Reminder that Katie Couric is terrible

This is your infrequent reminder that former media big shot Katie Couric is not a journalist.

She’s an activist with a press pass.

Couric admits in an upcoming memoir that she selectively edited a 2016 interview with Ruth Bader Ginsburg to “protect” the late Supreme Court justice after she criticized professional athletes who kneel during the national anthem.

Anthem protesters show “contempt for a government that has made it possible for their parents and grandparents to live a decent life,” Ginsburg told Couric, according to the Daily Mail.

“Which they probably could not have lived in the places they came from,” Ginsburg continued. “As they became older, they realize that this was youthful folly. And that’s why education is important.”

Couric admits now she edited these remarks from the interview, explaining the decision was based on a number of factors, including her personal admiration for the late justice.

The comments were “unworthy of a crusader for equality” such as Ginsburg, Couric writes in her forthcoming memoir Going There, adding she amended the interview to “protect” the late justice for whom she felt “racial justice” was a “blind spot.”

Couric, whose star has faded not because newsrooms have deemed her a lousy journalist but because audiences have lost interest, continues, revealing she edited the interview based on a personal assessment of Ginsburg’s cognitive abilities.

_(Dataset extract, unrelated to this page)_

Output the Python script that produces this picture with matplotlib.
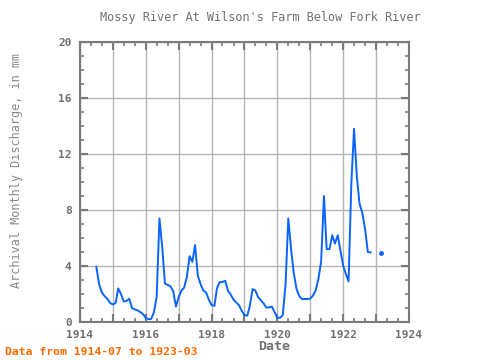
import numpy as np
import pandas as pd
import matplotlib
matplotlib.use("Agg")
import matplotlib.pyplot as plt
import matplotlib.dates as mdates
import matplotlib.ticker as mticker

start_month = "1914-07"
end_month = "1923-03"
discharge = [
    3.95, 2.7, 2.1, 1.85, 1.65, 1.36, 1.25, 1.36, 2.4, 2.0, 1.47, 1.5,
    1.66, 1.0, 0.9, 0.83, 0.71, 0.57, 0.28, 0.2, 0.22, 0.7, 1.8, 7.4,
    5.4, 2.75, 2.65, 2.55, 2.2, 1.1, 1.8, 2.25, 2.45, 3.2, 4.7, 4.3,
    5.5, 3.3, 2.7, 2.25, 2.1, 1.6, 1.2, 1.15, 2.4, 2.85, 2.85, 2.95,
    2.25, 1.95, 1.6, 1.4, 1.2, 0.8, 0.5, 0.45, 1.15, 2.35, 2.25, 1.78,
    1.55, 1.33, 1.02, 1.05, 1.1, 0.7, 0.3, 0.3, 0.5, 2.7, 7.4, 5.2,
    3.5, 2.35, 1.83, 1.64, 1.64, 1.64, 1.68, 1.9, 2.26, 3.1, 4.35, 9.0,
    5.2, 5.2, 6.2, 5.6, 6.2, 5.1, 4.0, 3.4, 2.9, 9.9, 13.8, 10.4,
    8.45, 7.8, 6.6, 5.0, 4.97, np.nan, np.nan, np.nan, 4.95,
]
title = "Mossy River At Wilson's Farm Below Fork River"
y_label = "Archival Monthly Discharge, in mm"
x_label = "Date"
note = "Data from 1914-07 to 1923-03"
y_ticks = [0, 4, 8, 12, 16, 20]
x_tick_years = [1914, 1916, 1918, 1920, 1922, 1924]

dates = pd.date_range(start_month, end_month, freq="MS")
series = pd.Series(discharge, index=dates)

mono = "DejaVu Sans Mono"
gray = "#707070"
blue = "#0a64ff"

fig = plt.figure(figsize=(4.8, 3.6), dpi=100)
ax = fig.add_axes([80/480, 1-322/360, 329/480, 280/360])

ax.plot(series.index, series.values, color=blue, lw=1.4, zorder=3)
# isolated points (neighbors missing)
vals = series.values
iso = [i for i in range(len(vals)) if not np.isnan(vals[i])
       and (i == 0 or np.isnan(vals[i-1])) and (i == len(vals)-1 or np.isnan(vals[i+1]))]
ax.plot(series.index[iso], vals[iso], "o", color=blue, ms=2.5, zorder=3)

ax.set_xlim(pd.Timestamp("1914-01-01"), pd.Timestamp("1924-01-01"))
ax.set_ylim(0, 20)

ax.xaxis.set_major_locator(mdates.YearLocator(1))
ax.xaxis.set_minor_locator(mdates.MonthLocator(bymonth=[5, 9]))
ax.xaxis.set_major_formatter(mticker.FuncFormatter(
    lambda v, p: (str(mdates.num2date(v).year) if mdates.num2date(v).year in x_tick_years else "")))
ax.yaxis.set_major_locator(mticker.FixedLocator(y_ticks))
ax.yaxis.set_minor_locator(mticker.MultipleLocator(1))

ax.grid(True, which="major", color="#b4b4b4", lw=1.0, zorder=0)
for s in ax.spines.values():
    s.set_color("#7a7a7a")
    s.set_linewidth(1.5)
ax.tick_params(which="both", direction="in", top=True, right=True, color="#7a7a7a")
ax.tick_params(which="major", length=6, width=1.5, labelsize=8, labelcolor=gray, pad=6)
ax.tick_params(which="minor", length=3, width=1.2)
for lbl in ax.get_xticklabels() + ax.get_yticklabels():
    lbl.set_family(mono)
    lbl.set_fontweight("bold")

fig.text(260/480, 1-18/360, title, ha="center", va="center", family=mono,
         fontsize=8.6, color=gray)
fig.text(17/480, 1-170/360, y_label, ha="center", va="center", rotation=90,
         family=mono, fontsize=8.5, color="#8a8a8a")
fig.text(274/480, 1-347/360, x_label, ha="center", va="center", family=mono,
         fontsize=9.5, fontweight="bold", color=gray)
fig.text(5/480, 1-352/360, note, ha="left", va="center", family=mono,
         fontsize=8.2, fontweight="bold", color="#ff6a00")

fig.savefig("out.png", dpi=100)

Ginsburg, who was 83 at the time, was “elderly and probably didn’t fully understand the question,” Couric writes.

This is an exceptionally infantilizing thing to say about a then-Supreme Court justice. For that matter, just how far did Couric’s alleged concern go? Couric deemed Ginsburg too soft-brained to know what she was saying about anthem protests but raised no similar concerns regarding the fact Ginsburg was a then-sitting member of the most powerful court in the United States? Did Couric at any point feel similarly that Ginsburg’s legal opinions were that of an old, feeble woman?

More to the point, what business does an alleged journalist have in editing a public figure’s remarks to “protect” said public figure from criticism? This is not journalism. This is called “public relations.”

Moreover, Couric writes, the day after her interview with Ginsburg, she was contacted by the head of public affairs for the Supreme Court, who insisted the late justice had “misspoken” and that the comments should be withheld from the final interview.

What, exactly, was misspoken? People who kneel during the anthem show “contempt for a government that has made it possible for their parents and grandparents to live a decent life” is a hell of a “misspeak.”

If it’s any consolation, Couric did include in her final report the part where Ginsburg called anthem protesters “dumb and disrespectful.” So, at least there’s that.

But the other stuff, the stuff Couric deemed too problematic, the stuff the head of public affairs for the Supreme Court asked to be removed from the final interview, the former Yahoo! reporter was more than happy to hide from the public.

Don’t be surprised. After all, it’s not as if this is the first time Couric has selectively edited an interview to serve her own ends.

Recall that Couric was caught in 2016 selectively editing a documentary to make members of a Virginia pro-firearms group look like ignorant rubes. The gun violence documentary, Under the Gun, which Couric narrated and co-produced, includes an interview with members of the Virginia Citizens Defense League. In the final cut of the film, Couric is seen supposedly stumping her guests with a simple question about background checks. But uncut audio of the interview, which members of the group recorded and passed along to Ammoland and the Washington Free Beacon, reveals members of the gun rights group were far better prepared than the film suggests. Couric, who tried initially to downplay the scandal, admitted eventually to doctoring the interview.

“My question … regarding the ability of convicted felons and those on the terror watch list to legally obtain a gun was followed by an extended pause, making the participants appear to be speechless,” Couric said in her defense.

However, audio from the interview shows there was no such pause. The gun rights group was well prepared for her question, with several of its members offering nuanced arguments regarding gun laws and the effectiveness of background checks. Couric and her colleagues ultimately refused to amend the documentary to represent the interview accurately. Also, it’s worth recalling that as Couric defended her cheap gun violence documentary, she was accused that same year of using similarly deceptive edits in yet another documentary. She suffered exactly zero professional consequences for her behavior. She will likely suffer none for what she admits now regarding her 2016 interview with Ruth Bader Ginsburg.

Again, what Couric does isn’t journalism. It’s activism disguised as reporting. That the broader journalism community refuses to this day to cast her out as a pariah is as damning an indictment on the news industry as Couric’s admitted, chronic malfeasance.